Real Estate Legality, Real Property

Is it possible to purchase an apartment in New York through a limited liability corporation (LLC)? Yes, if the condo or co-op board permits it. Over the past couple of years, boards have allowed individuals to buy their units under an LLC, and in some instances even as a corporation. Purchasing an apartment under an LLC protects the buyer’s privacy and assets, in addition to shielding the buyer against future liability claims, all of which are ideal for celebrities and other buyers who wish to remain anonymous. It is important for condo and co-op boards to amend the building’s by-laws and proprietary leases (in the case of co-ops) to include llc owners (see how to amend your building’s by-laws in our previous blog).

Buying apartments under an LLC, according to Habitat, has the added benefit of “reduc[ing] the risk of a residency audit.” New York’s residency audits check if property owners are either full-time residents, partial residents, or nonresidents to determine whether they have filled out their income tax returns correctly. Foreigners and non-state residents frequently purchase pieds- à -terre, and the audit ensures that the property holders are not evading payment of New York income taxes. Owners of pieds- à -terre who are nonresidents to New York State only have to pay property taxes, which are significantly lower.

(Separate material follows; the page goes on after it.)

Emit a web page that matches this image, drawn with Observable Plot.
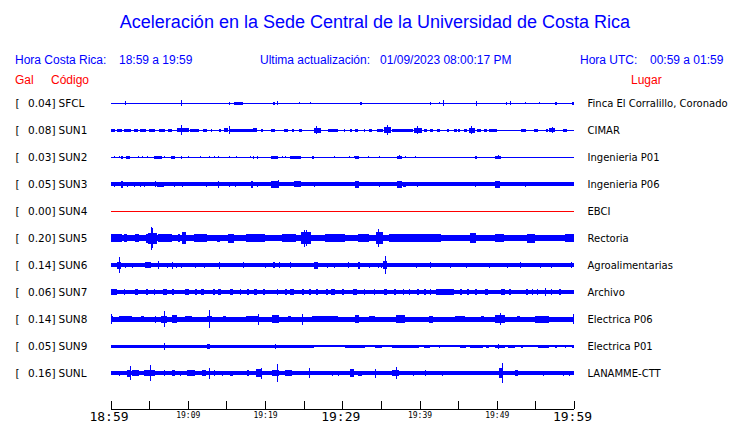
<!DOCTYPE html>
<html><head><meta charset="utf-8">
<script src="https://cdn.jsdelivr.net/npm/d3@7"></script>
<script src="https://cdn.jsdelivr.net/npm/@observablehq/plot@0.6"></script>
<style>
body{margin:0;background:#fff;}
#wrap{position:relative;width:740px;height:423px;overflow:hidden;background:#fff;}
#head{position:relative;width:740px;height:90px;font-family:"Liberation Sans",Arial,sans-serif;}
#head span{position:absolute;white-space:pre;line-height:1;}
.blue{color:#0000ff}.red{color:#ff0000}
#chart svg{display:block}
</style></head><body>
<div id="wrap">
<div id="head">
<span class="blue" style="left:10px;width:730px;text-align:center;top:13px;font-size:18px">Aceleración en la Sede Central de la Universidad de Costa Rica</span>
<span class="blue" style="left:15px;top:54px;font-size:12px">Hora Costa Rica:</span>
<span class="blue" style="left:119px;top:54px;font-size:12px">18:59 a 19:59</span>
<span class="blue" style="left:260px;top:54px;font-size:12px">Ultima actualización:   01/09/2023 08:00:17 PM</span>
<span class="blue" style="left:580px;top:54px;font-size:12px">Hora UTC:</span>
<span class="blue" style="left:650px;top:54px;font-size:12px">00:59 a 01:59</span>
<span class="red" style="left:15px;top:74px;font-size:12px">Gal</span>
<span class="red" style="left:51px;top:74px;font-size:12px">Código</span>
<span class="red" style="left:631px;top:74px;font-size:12px">Lugar</span>
</div>
<div id="chart"></div>
</div>
<script>
// ---- data ----
const codes = ["SFCL","SUN1","SUN2","SUN3","SUN4","SUN5","SUN6","SUN7","SUN8","SUN9","SUNL"];
const gals = [0.04,0.08,0.03,0.05,0.00,0.20,0.14,0.06,0.14,0.05,0.16];
const places = ["Finca El Corralillo, Coronado","CIMAR","Ingenieria P01","Ingenieria P06","EBCI","Rectoria","Agroalimentarias","Archivo","Electrica P06","Electrica P01","LANAMME-CTT"];
// background (noise) half-amplitude of each trace, display units
const bases = [0.5,0.5,0.5,1.8,0.5,3.1,1.7,1.8,2.5,0.8,1.8];
// bursts: [start minute, end minute, half-amplitude]
const evSFCL = [[1.85,1.85,2],[9.1,9.1,3],[15.3,15.3,1.5],[16.0,17.2,1.5],[21.1,21.1,1.5],[21.5,21.5,2],[24.4,24.4,1],[25.8,25.8,1.3],[32.3,32.5,1.5],[41.3,41.3,1.5],[42.5,42.5,1],[43.0,43.0,3],[47.3,47.5,2.5],[51.2,51.2,1.5],[51.7,51.7,2],[53.7,53.7,1],[55.5,55.5,1.3],[57.5,57.8,1.5],[59.8,60,1.5]];
const evSUN1 = [[0,0.6,1.5],[0.9,1.5,1.5],[1.8,2.7,1.5],[3.1,3.5,1.5],[3.8,4.6,1.5],[5.0,5.8,1.5],[6.3,7.0,1.5],[7.4,8.0,1.5],[8.6,10.2,2],[9.1,9.1,5],[10.3,11.5,1.5],[12.0,12.5,1.5],[13.0,13.2,1.5],[14.0,14.3,1.5],[14.7,15.2,2],[15.4,15.4,4],[15.5,18.4,1.5],[18.5,18.9,2],[19.5,19.7,1.5],[20.8,21.3,1.5],[22.5,23.0,1.5],[23.5,23.7,1.5],[24.4,24.8,1.5],[26.4,27.3,2.5],[26.6,26.6,4],[28.1,29.4,1.5],[30.2,30.4,1.5],[31.0,31.2,1.5],[31.7,32.1,1.5],[32.8,33.0,1.5],[33.4,33.8,1.5],[34.5,35.3,1.5],[35.4,36.3,3],[35.8,35.8,5],[36.5,39.2,1.5],[39.3,40.3,2.5],[39.7,39.7,4],[40.6,41.0,1.5],[41.4,41.8,1.5],[42.3,42.7,1.5],[43.5,43.8,1.5],[44.5,44.8,1.5],[45.0,45.3,1.5],[45.7,46.2,1.5],[46.4,47.2,2.5],[46.7,46.7,4],[47.5,48.0,1.5],[48.4,48.8,1.5],[49.0,50.0,1.5],[53.2,53.8,1.5],[54.8,55.4,1.5],[56.4,56.6,1.5],[56.8,57.5,2],[57.1,57.1,3],[58.6,59.1,1.5]];
const evSUN2 = [[0.4,0.4,1],[1.1,1.1,1],[1.4,1.6,1.5],[2.0,2.5,1.5],[3.5,3.5,1],[4.1,4.1,0.8],[4.7,4.7,1],[5.6,6.7,1.5],[6.9,6.9,1],[7.8,8.3,1.5],[9.1,9.1,1.5],[10.0,10.0,1],[11.6,11.6,1.2],[12.8,12.8,1.2],[13.4,13.4,1.2],[13.9,13.9,1],[15.4,15.4,1],[16.2,16.2,1.2],[18.0,18.0,1.2],[18.4,18.4,1.5],[19.0,19.0,1.5],[20.8,21.7,1.5],[22.2,22.2,1],[22.6,22.6,1],[23.3,24.1,1.5],[24.2,24.6,1.5],[26.1,26.4,1.5],[28.9,28.9,1],[30.9,30.9,0.8],[31.5,31.5,1],[31.7,32.2,1.5],[33.3,33.3,1],[34.7,34.7,1.2],[37.1,37.7,1.5],[37.4,37.4,2],[38.1,38.1,1.2],[39.4,39.4,1],[47.2,47.5,1.5],[49.8,50.6,1.5],[50.2,50.2,2]];
const evSUN3 = [[0.4,0.4,2.5],[1.3,1.6,3.5],[2.1,2.1,2.5],[3.1,3.1,2.5],[3.8,3.8,2.5],[4.3,4.3,2.5],[5.7,5.9,3],[6.0,6.9,2.5],[8.2,8.2,2.5],[9.2,9.2,2.5],[12.3,12.3,2.5],[13.9,14.0,3.5],[15.4,15.4,2.5],[16.1,16.3,2.5],[18.2,18.5,3.5],[19.0,19.0,2.5],[20.8,21.7,3.5],[21.7,21.7,4],[23.7,24.7,2.8],[26.3,26.3,2.5],[31.7,32.2,3.5],[34.8,34.8,2.5],[37.1,37.7,3.5],[37.9,38.2,2.5],[39.7,39.7,2.5],[47.2,47.2,2.5],[49.8,50.4,3.5],[53.7,53.7,2.5]];
const evSUN4 = [];
const evSUN5 = [[0,1.5,3.7],[1.7,2.2,4],[3.2,3.7,3.7],[4.6,4.8,4.5],[4.8,6.0,5.5],[5.2,5.2,11.5],[5.4,5.4,10],[6.2,8.0,3.8],[8.8,9.0,3.7],[9.2,9.8,6],[10.8,12.5,3.8],[13.8,14.2,3.5],[15.2,16.0,4.5],[17.5,20.0,3.8],[22.2,24.0,3.8],[24.7,25.9,6],[25.1,25.1,8.5],[25.3,25.3,8],[27.8,30.4,3.8],[32.0,33.5,3.8],[34.4,35.3,6],[34.6,34.6,9.3],[36.0,42.8,3.7],[46.5,47.3,5],[49.8,51.0,3.8],[53.9,55.0,4.5],[58.8,60,3.8]];
const evSUN6 = [[0.8,1.4,3.5],[1.1,1.1,8],[1.9,1.9,2.5],[2.8,2.8,2.5],[4.5,5.2,3],[6.2,6.2,4],[7.3,7.3,2.5],[7.9,7.9,3.5],[8.5,8.5,2.5],[9.1,9.1,2.5],[11.0,11.0,2.5],[12.1,12.1,2.5],[14.0,14.2,3.5],[17.2,17.2,3],[20.0,20.0,2.5],[21.1,21.1,3],[21.8,21.8,3],[23.3,23.3,3],[26.3,26.9,3.5],[28.0,28.0,2.5],[28.9,28.9,2.5],[30.8,30.8,3],[32.1,32.3,3.5],[33.5,33.5,2.5],[34.6,34.6,2.5],[35.0,35.0,2.5],[35.3,35.8,4],[35.5,35.5,9],[39.5,39.5,2.5],[41.4,41.4,3],[44.0,44.0,2.5],[46.0,46.0,2.5],[49.0,49.0,2.5],[51.3,51.3,2.5],[53.0,53.0,3],[55.6,55.6,2.5],[57.0,57.0,2.5],[59.6,59.6,3]];
const evSUN7 = [[0,0.8,2.8],[1.7,1.9,2.8],[3.2,3.6,2.8],[4.6,4.8,2.6],[5.6,5.8,2.8],[6.8,7.3,2.8],[8.0,8.2,2.6],[9.6,10.2,2.8],[11.0,11.2,2.6],[11.7,12.1,2.8],[13.3,13.5,2.6],[13.9,14.3,2.8],[15.5,15.9,2.8],[16.7,16.9,2.6],[17.7,17.9,2.8],[18.6,19.0,2.8],[19.8,20.0,2.6],[21.5,21.7,3],[22.6,22.8,2.6],[23.3,23.8,2.8],[24.8,25.0,2.6],[25.7,25.9,2.8],[26.6,26.8,2.6],[27.9,28.1,2.8],[28.6,29.1,2.8],[30.0,30.2,2.6],[31.4,31.9,2.8],[32.8,33.0,2.8],[34.1,34.3,2.6],[35.4,35.8,2.8],[36.7,36.9,2.6],[37.8,38.0,2.8],[38.6,38.8,2.6],[39.7,39.9,2.8],[40.6,40.8,2.6],[41.3,41.5,2.8],[42.2,44.5,2.8],[45.3,45.5,2.6],[46.2,46.4,2.8],[47.2,47.4,2.6],[48.5,48.9,2.8],[50.5,51.1,3],[51.6,51.8,2.6],[53.8,54.0,2.8],[54.5,54.7,2.6],[55.2,55.4,2.8],[56.2,56.2,4],[57.0,57.2,2.6],[58.1,58.3,2.8]];
const evSUN8 = [[0,0.3,3.2],[0.1,0.1,5],[1.1,2.8,3.1],[4.0,4.4,3],[5.7,5.9,3.5],[6.5,7.3,3.5],[6.9,6.9,8],[8.0,8.6,3.8],[9.6,10.5,3.1],[12.5,13.1,3.1],[12.8,12.8,9],[14.5,15.0,3],[17.5,19.2,3.1],[19.1,19.1,5.5],[20.9,21.8,4],[23.0,23.4,3],[24.8,24.8,5.5],[26.1,29.5,3.1],[31.6,32.2,3.8],[33.5,34.2,3],[36.9,38.1,3.8],[41.2,41.7,3.5],[44.6,45.9,3.1],[48.0,48.4,3],[49.8,51.1,4],[50.4,50.4,6],[52.6,53.0,3],[55.0,56.7,3.5],[59.9,59.9,5]];
const evSUN9 = [[0,26.3,1.5],[6.9,6.9,3.5],[12.5,12.9,2.5],[21.3,21.3,2.5],[30.4,33.0,1.5],[34.3,35.1,1.5],[36.4,39.9,1.5],[40.6,41.4,1.5],[42.5,42.6,1.5],[45.3,46.0,1.5],[46.5,48.2,1.5],[48.6,49.0,1.5],[49.8,51.1,1.5],[50.2,50.2,2.5],[51.5,52.3,1.5],[53.2,53.4,1.5],[55.4,56.7,1.5],[57.6,57.8,1.5],[58.8,59.0,1.5],[59.8,60,1.5]];
const evSUNL = [[1.1,1.1,2.5],[2.2,2.6,3.5],[2.5,2.5,7],[2.8,3.7,2.8],[4.3,5.8,3.2],[5.1,5.1,8],[6.9,7.1,2.8],[8.0,8.4,2.8],[9.0,9.0,2.5],[9.9,11.0,2.8],[11.8,12.3,3.2],[12.7,12.7,5.5],[13.4,13.4,3],[14.4,14.4,2.5],[15.5,15.9,2.5],[17.7,17.9,3.2],[18.8,19.6,3.8],[19.5,19.5,5.5],[20.9,21.8,3.2],[21.6,21.6,9],[22.6,23.5,2.8],[25.7,25.7,5],[28.7,28.7,2.5],[29.5,29.5,2.5],[31.0,31.5,4],[32.1,32.5,2.5],[34.2,34.2,4.5],[36.5,37.3,3.2],[37.0,37.0,6],[39.2,39.2,2.5],[40.7,40.7,3],[42.9,42.9,2.5],[50.3,50.7,5],[50.7,50.7,10],[52.4,52.8,2.8],[56.0,56.0,2.5],[58.6,58.6,2.5],[59.3,59.3,2.5]];
const tickMinutes = [0,5,10,15,20,25,30,35,40,45,50,55,60];
const labelMinutes = [0,10,20,30,40,50,60];
const tickLabels = ["18:59","19:09","19:19","19:29","19:39","19:49","19:59"];
const majorLabels = ["18:59","19:29","19:59"];

// ---- build tables ----
const events = [evSFCL,evSUN1,evSUN2,evSUN3,evSUN4,evSUN5,evSUN6,evSUN7,evSUN8,evSUN9,evSUNL];
const ROW = 27; // display units per row spacing
const rows = codes.map((c,i)=>({i, code:c, gal:gals[i], place:places[i], b:bases[i]}));
const ev = [];
events.forEach((list,i)=>list.forEach(([s,e,a])=>ev.push({i, s, e:Math.max(e, s+0.13), a, gal:gals[i]})));
const colorOf = g => g === 0 ? "#ff0000" : "#0000ff";
const axisLevel = codes.length + 0.35;
const labels = labelMinutes.map((m,k)=>({m, t:tickLabels[k], major: majorLabels.includes(tickLabels[k])}));

const chart = Plot.plot({
  width: 740, height: 333,
  marginLeft: 110.5, marginRight: 166, marginTop: 0, marginBottom: 0,
  style: {fontFamily: "DejaVu Sans", fontSize: "10.5px", background: "white", overflow: "visible"},
  x: {domain: [0, 60], axis: null},
  y: {domain: [0, codes.length - 1], range: [13, 283], axis: null},
  marks: [
    Plot.rect(rows, {x1: () => 0, x2: () => 60, y1: d => d.i - d.b/ROW, y2: d => d.i + d.b/ROW, fill: d => colorOf(d.gal), shapeRendering: "crispEdges"}),
    Plot.rect(ev, {x1: "s", x2: "e", y1: d => d.i - d.a/ROW, y2: d => d.i + d.a/ROW, fill: d => colorOf(d.gal), shapeRendering: "crispEdges"}),
    Plot.text(rows, {y: "i", frameAnchor: "left", text: () => "[", dx: -95.5, textAnchor: "start", fill: "black", fontSize: 10.5}),
    Plot.text(rows, {y: "i", frameAnchor: "left", text: d => d.gal.toFixed(2) + "]", dx: -55.5, textAnchor: "end", fill: "black", fontSize: 10.5}),
    Plot.text(rows, {y: "i", frameAnchor: "left", text: "code", dx: -52.5, textAnchor: "start", fill: "black", fontSize: 10.5}),
    Plot.text(rows, {y: "i", frameAnchor: "right", text: "place", dx: 13, textAnchor: "start", fill: "black", fontSize: 10}),
    Plot.ruleY([axisLevel], {stroke: "black", shapeRendering: "crispEdges"}),
    Plot.ruleX(tickMinutes, {x: d => d, y1: axisLevel - 0.31, y2: axisLevel, stroke: "black", shapeRendering: "crispEdges"}),
    Plot.text(labels.filter(d => d.major), {x: "m", y: () => axisLevel, text: "t", fontFamily: "DejaVu Sans Mono", fontSize: 13, lineAnchor: "bottom", dy: 11, dx: -2, fill: "black"}),
    Plot.text(labels.filter(d => !d.major), {x: "m", y: () => axisLevel, text: "t", fontFamily: "DejaVu Sans Mono", fontSize: 8, lineAnchor: "bottom", dy: 8, fill: "black"})
  ]
});
document.getElementById("chart").appendChild(chart);
</script>
</body></html>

Individuals who wish to purchase a condo under an LLC usually do not come across any problems unless the building’s by-laws prohibit such a purchase. Condo boards are notoriously less strict than co-op boards and typically do not deny a potentially buyer’s offer. Purchasing a co-op under an LLC is trickier. Siim Hanja, who works for Brown Harris Stevens (the luxury real estate firm), noted that only 20 percent of the co-ops he has sold are purchased by LLCs. These buyers are typically wealthy foreigners who are purchasing pieds- à -terre.

Why are co-ops strict about llc shareholders? Among other reasons, when an LLC is the shareholder and that unit is used as a pied-à-terre, it is more difficult for co-op boards to legally follow up, since the owner is a business entity and a separate legal entity from the resident, who is seldom in residence. Moreover, there is a lack of guarantee of payment of maintenance fees and other expenses.

How can issues such as these be avoided? Co-op boards are known for their invasive vetting process for new shareholders and strict regulations governing who may live in the unit. If the board permits an LLC to be the shareholder, there would need to be a supplemental agreement ensuring only the members of the LLC can reside in the unit and that they would need board approval before transferring the shares and proprietary lease. The agreement would also need to provide that family members of the LLC’s members do not have the right to live in the unit. An additional safeguard would be for the shareholder to sign an agreement that the individual behind the LLC will act as a guarantor, therefore accepting any and all responsibilities of the proprietary lease.